30. November 2019

Folgt am Dienstag der nächste PISA-Schock?


Es begann mit einem Schock, ging weiter mit endlosen Debatten und mündete in einem Dauerstreit: Seit knapp zwei Jahrzehnten – immer wenn die Pisa-Resultate erscheinen – gerät die Schweizer Bildungswelt in Aufruhr. Kommenden Dienstag erfahren hiesige Schüler wieder, wie gut sie im Vergleich zu Jugendlichen aus aller Welt sind. Bis dahin werden die Resultate gehütet wie ein Staatsgeheimnis. Doch schon jetzt ist klar: Es wird erneut zu Diskussionen kommen. 
Wie schief steht der Turm von Pisa? Südostschweiz, 30.11. von Yannick Nock


Bei der grössten Erhebung in der Pisa-Geschichte war der Test zum ersten Mal nicht für alle Jugendlichen gleich. Der Computer passte sich während des Ausfüllens dem Leistungsniveau des Schülers an. Beantwortete ein15-Jähriger die ersten Fragen falsch, wurden die weiteren einfacher, war er besonders gut, wurden sie schwerer. 

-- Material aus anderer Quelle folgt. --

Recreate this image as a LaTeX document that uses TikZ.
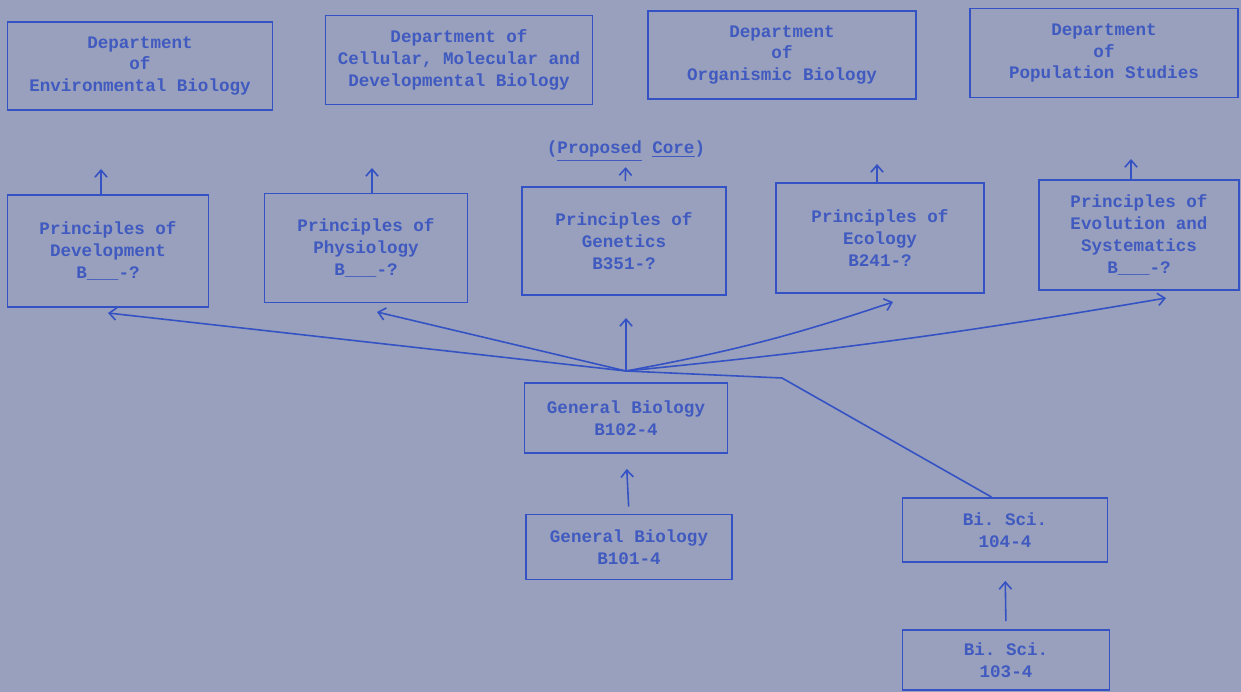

Ziel des Verfahrens ist es, möglichst alle Schüler mitzunehmen. Hätte ein schwacher Jugendlicher früher komplett versagt, konnte er jetzt bei den einfacheren Fragen zeigen, dass er doch etwas beherrscht. Und die ganz guten mussten beweisen, dass sie tatsächlich besonders schlau sind. 

Doch können massgeschneiderte Fragen universelle Ergebnisse hervorbringen? Schweizer Bildungsexperten, die vor Veröffentlichung der Daten nicht mit Namen erwähnt werden möchten, warnen bereits: Der Test sei nur bedingt mit früheren vergleichbar. Schwankungen in den Ergebnissen könnten auch an der neuen Methode liegen, nicht an der eigentlichen Leistung der Schüler. Dem widerspricht Andreas Schleicher, Chef der Pisa-Studie: Der Einfluss der Methode sei natürlich berücksichtigt worden. 

3,2 Millionen Franken zahlt die Schweiz für den Test 
Doch genau dieser Punkt sorgte bereits vor drei Jahren – bei der letzten Pisa-Erhebung – für einen Eklat. Die hiesigen Erziehungsdirektoren weigerten sich, eine eigene Publikation und Interpretation der Schweizer Daten zu veröffentlichen. Das Problem: 2015 wurden die Aufgaben des Tests erstmals ausschliesslich am Computer gelöst. Schweizer Schulen, die noch immer in einer Welt von Bleistift und Papier leben, sahen sich benachteiligt. Und tatsächlich: Die 15-Jährigen schnitten in allen Fächern – Mathematik, Naturwissenschaften und Lesen – schlechter ab als 2012. 

In ihrer Not wandten sich die Erziehungsdirektoren an Stefan Wolter, den Bildungsökonomen des Bundes. Für ihn war klar, dass das deutlich schlechtere Abschneiden der hiesigen Schüler mit der Methodenänderung zu tun hatte, selbst wenn Pisa-Chef Schleicher versicherte, diese seien berücksichtigt worden. Die Schweiz stellte gar ihre Teilnahme an künftigen Pisa-Tests in Frage, schliesslich belaufen sich die Kosten auf 3,2 Millionen pro Zyklus. Doch Schleicher liess jede Kritik von sich abprallen, ging stattdessen in die Gegenoffensive: «Bei ‹Schneewittchen› schmiss die Königin den Spiegel hin, als sie nicht mehr die Schönste im Land war. Dadurch wurde sie aber auch nicht schöner», sagte er und legte nach: «Aber wahrscheinlich gefällt gewissen Schweizer Bildungsvertretern ohnehin das ‹Rumpelstilzchen› besser.» 

Nach Beschwerdebriefen, die zwischen den Erziehungsdirektoren und den Pisa-Verantwortlichen hin und her gingen, legte sich die Aufregung Monate später. Zumindest ein bisschen. Zwar verharren beide Seiten bis heute auf ihrem Standpunkt. Die Konferenz der Erziehungsdirektoren hat allerdings bereits die Teilnahme an Pisa 2021 bewilligt. Ein Austritt stehe aktuell nicht zur Debatte, heisst es. Bildungsexperten aus verschiedenen Ländern, darunter auch der Schweiz, machten sich zuletzt aber für eine Änderung stark. Der Pisa-Test solle nicht mehr alle drei, sondern nur alle fünf Jahre durchgeführt werden. Das mag die Kosten zwar senken, die Diskussionen werden aber bleiben.